AIM: Every line with the word "this" in it should be extracted from the data that follows.

LISTING:

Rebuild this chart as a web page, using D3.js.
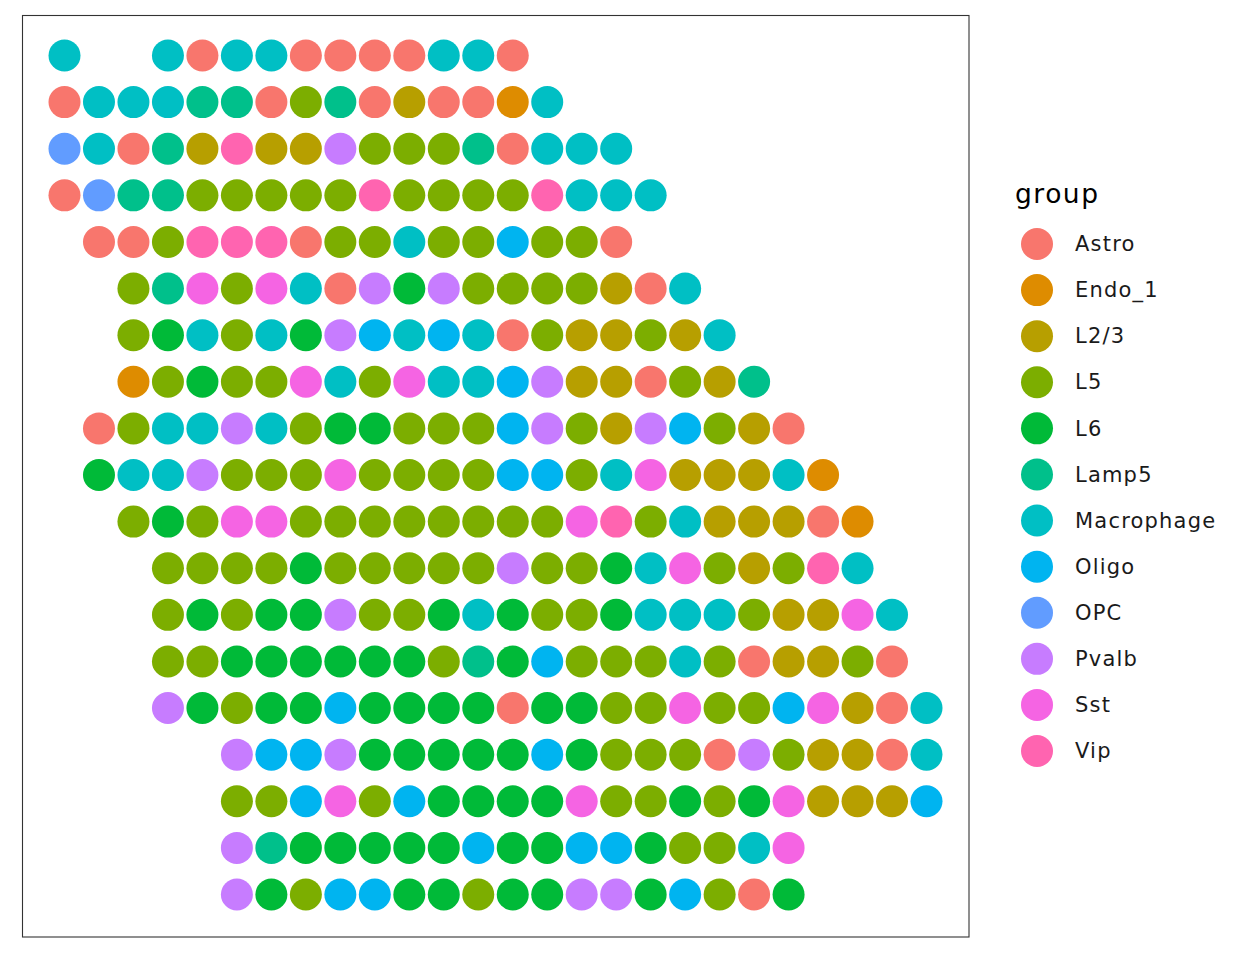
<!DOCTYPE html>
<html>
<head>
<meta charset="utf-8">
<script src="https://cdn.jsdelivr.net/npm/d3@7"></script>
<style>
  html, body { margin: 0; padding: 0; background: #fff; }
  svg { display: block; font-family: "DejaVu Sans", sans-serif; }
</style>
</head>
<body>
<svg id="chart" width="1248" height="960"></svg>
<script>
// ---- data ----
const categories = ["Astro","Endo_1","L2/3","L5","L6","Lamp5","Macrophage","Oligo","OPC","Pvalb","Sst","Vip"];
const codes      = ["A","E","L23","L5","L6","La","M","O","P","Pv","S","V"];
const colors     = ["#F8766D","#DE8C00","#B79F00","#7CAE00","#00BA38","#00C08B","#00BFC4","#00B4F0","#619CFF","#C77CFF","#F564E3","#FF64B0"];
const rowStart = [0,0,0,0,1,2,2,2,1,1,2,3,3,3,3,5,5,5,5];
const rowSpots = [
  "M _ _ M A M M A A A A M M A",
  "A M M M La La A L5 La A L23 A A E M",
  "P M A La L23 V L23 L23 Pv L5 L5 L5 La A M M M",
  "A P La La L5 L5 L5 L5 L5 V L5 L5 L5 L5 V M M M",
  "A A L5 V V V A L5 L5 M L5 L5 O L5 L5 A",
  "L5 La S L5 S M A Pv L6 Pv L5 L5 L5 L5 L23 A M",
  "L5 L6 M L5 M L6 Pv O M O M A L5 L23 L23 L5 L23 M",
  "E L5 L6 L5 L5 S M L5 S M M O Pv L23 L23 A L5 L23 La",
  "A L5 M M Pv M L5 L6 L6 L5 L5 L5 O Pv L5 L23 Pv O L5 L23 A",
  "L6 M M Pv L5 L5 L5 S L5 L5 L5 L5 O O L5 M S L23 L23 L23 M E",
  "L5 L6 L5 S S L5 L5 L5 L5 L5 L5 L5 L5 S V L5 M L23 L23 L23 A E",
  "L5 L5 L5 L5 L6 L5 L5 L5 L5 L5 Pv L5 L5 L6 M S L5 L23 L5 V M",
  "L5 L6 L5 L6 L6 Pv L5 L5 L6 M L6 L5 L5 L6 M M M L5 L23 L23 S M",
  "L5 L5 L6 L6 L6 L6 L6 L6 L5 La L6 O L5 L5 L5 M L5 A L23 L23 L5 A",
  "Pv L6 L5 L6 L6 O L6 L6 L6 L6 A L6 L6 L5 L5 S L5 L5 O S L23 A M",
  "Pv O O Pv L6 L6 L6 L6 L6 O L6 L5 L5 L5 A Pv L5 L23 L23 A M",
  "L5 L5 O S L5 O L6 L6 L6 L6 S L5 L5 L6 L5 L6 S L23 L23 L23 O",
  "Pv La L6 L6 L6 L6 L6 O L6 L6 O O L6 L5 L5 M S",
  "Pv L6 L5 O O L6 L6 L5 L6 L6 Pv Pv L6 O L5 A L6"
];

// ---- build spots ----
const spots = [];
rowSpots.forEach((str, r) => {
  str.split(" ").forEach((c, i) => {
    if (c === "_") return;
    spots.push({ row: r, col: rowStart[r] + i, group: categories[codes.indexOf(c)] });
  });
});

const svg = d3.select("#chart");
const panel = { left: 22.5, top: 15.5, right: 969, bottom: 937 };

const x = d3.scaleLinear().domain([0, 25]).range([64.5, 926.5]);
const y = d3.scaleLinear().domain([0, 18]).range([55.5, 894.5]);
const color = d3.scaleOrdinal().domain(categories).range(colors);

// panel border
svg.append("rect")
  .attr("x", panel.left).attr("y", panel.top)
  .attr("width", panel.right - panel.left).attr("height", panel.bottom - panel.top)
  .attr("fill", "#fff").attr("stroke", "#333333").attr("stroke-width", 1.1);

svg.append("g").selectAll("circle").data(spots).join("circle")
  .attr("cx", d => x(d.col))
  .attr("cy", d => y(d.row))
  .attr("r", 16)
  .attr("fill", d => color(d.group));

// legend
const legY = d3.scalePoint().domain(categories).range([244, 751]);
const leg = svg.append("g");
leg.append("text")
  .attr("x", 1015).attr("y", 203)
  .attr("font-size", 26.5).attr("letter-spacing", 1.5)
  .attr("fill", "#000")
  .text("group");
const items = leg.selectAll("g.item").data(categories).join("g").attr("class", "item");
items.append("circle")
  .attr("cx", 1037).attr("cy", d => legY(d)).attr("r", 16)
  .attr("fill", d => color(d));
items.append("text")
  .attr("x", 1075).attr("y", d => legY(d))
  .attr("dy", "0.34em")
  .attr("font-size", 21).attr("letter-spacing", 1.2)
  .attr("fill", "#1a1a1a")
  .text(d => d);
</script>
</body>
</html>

...

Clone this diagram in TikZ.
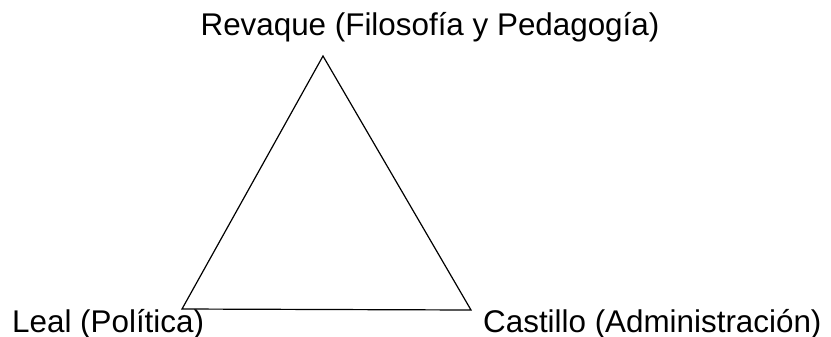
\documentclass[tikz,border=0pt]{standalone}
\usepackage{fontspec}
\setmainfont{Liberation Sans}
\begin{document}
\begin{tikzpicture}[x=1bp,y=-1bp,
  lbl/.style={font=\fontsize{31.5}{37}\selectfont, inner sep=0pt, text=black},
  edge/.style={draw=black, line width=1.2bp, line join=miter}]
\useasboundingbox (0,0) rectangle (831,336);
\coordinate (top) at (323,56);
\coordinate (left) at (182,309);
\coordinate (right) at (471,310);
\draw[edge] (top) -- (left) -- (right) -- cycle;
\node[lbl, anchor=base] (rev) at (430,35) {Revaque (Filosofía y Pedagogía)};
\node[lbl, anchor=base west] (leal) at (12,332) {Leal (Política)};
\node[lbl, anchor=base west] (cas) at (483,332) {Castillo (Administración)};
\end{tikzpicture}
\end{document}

RESPONSE TO THE EXERCISE:
Rebuild this chart as a web page, using D3.js.
Clone this diagram in TikZ.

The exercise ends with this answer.